I was on Hornby Island for a gathering of people who took a cob workshop at Artemis Studios last summer. We built (partially) a cob oven but never got to try it out. In the last few weeks, they finished it off and yesterday was the first test. Unfortunately, I was the only one who showed up, but that's okay. We were a bit worried that the oven might explode, or at least crack to bits, since there's a cast-iron chamber in the bottom which will expand at a different rate than the cob. Luckily, other than a few big cracks (not unexpected) it held together and got hot surprisingly fast. We baked some bread, but didn't leave it in for quite long enough, but it was still really tasty and cooked a crab in aluminium foil.
The trip to Hornby was also my first siginificant outing on my bicycle since moving to Parksville (though I cheated and drove the van to Buckley Bay, so I only cycled on Denman and Hornby). I did a bunch of work on the bike during a weekend some time back and it sure payed off. It hasn't performed this well for a long time. Finally my shifting problems are fixed (I thoroughly cleaned and lubricated the derailleurs, gears, and chain). Now I just need to get that new seat...
I'm still very happy with my move to Parksville, discovering more and more great places. Mike, my office-mate, told me about a great swimming place in the Englishman River (near, but not in, the park) with cliffs to jump off. I've gone there a few times now and it's exactly my favorite kind of place to swim.
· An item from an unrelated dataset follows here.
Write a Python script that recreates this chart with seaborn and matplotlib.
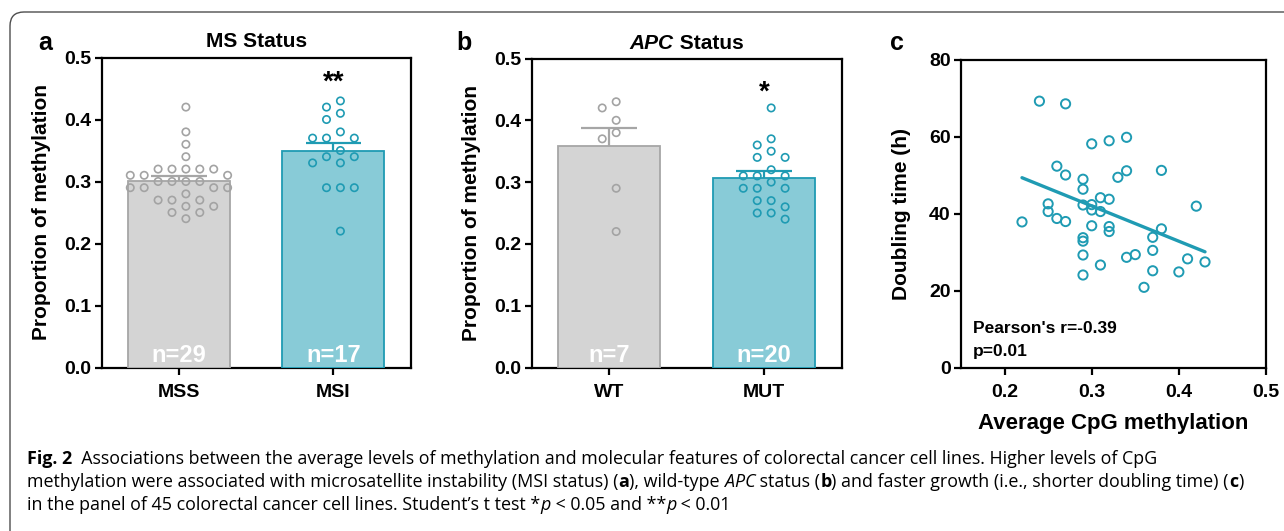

I've recently discovered the greatness that is real IBM buckling-spring keyboards. I picked up a used IBM Model M keyboard (the keyboard that came with their PS/2 computers) and I'm absolutely loving it. Big, well-spaced keys, excellent tactile and and audio feedback (clicks), and strong and heavy enough to do some serious damage (it's so annoying when in frustration you pick up your keyboard and bash the monitor when you can't find a bug, only to have the keyboard break into pieces). Yes, I've found something I like even better that the old Fujitsu keyboards that Dave and I always raved about at the old office. Now I'm looking at picking up an Endura Pro/104 from Unicomp, which is IBM's old keyboard division. Same keyboard technology, layout (with the addition of the Meta and Menu keys), and sturdiness, but a smaller footprint and includes pointing stick (i.e. erasor-tip mouse) in the middle, which is something I've always been looking for in a keyboard (it's nice to be able to move the pointer without your fingers having to leave the home row).
!Music in heavy rotation: Sterelab-Sound Dust, Anokha:Soundz of the Asian Underground, Kocani Orkestar-L'orient Est Rouge, Brian McDonald-Experimental Horse (mix), Dan the Automator-Do You Wanna Buy a Monkey (compilation), Varttina-Oi Dai, Antibalas-Liberation Afro Beat Vol. 1, Waking Life soundtrack, Indigo*Tropical (compilation), Bjork-Vespertine, Lisandro Meza (mix CD from grant).
Reading: Lud-in-the-Mist by Hope Mirrlees (thanks Chelsea), A New Kind of Science by Stephen Wolfram.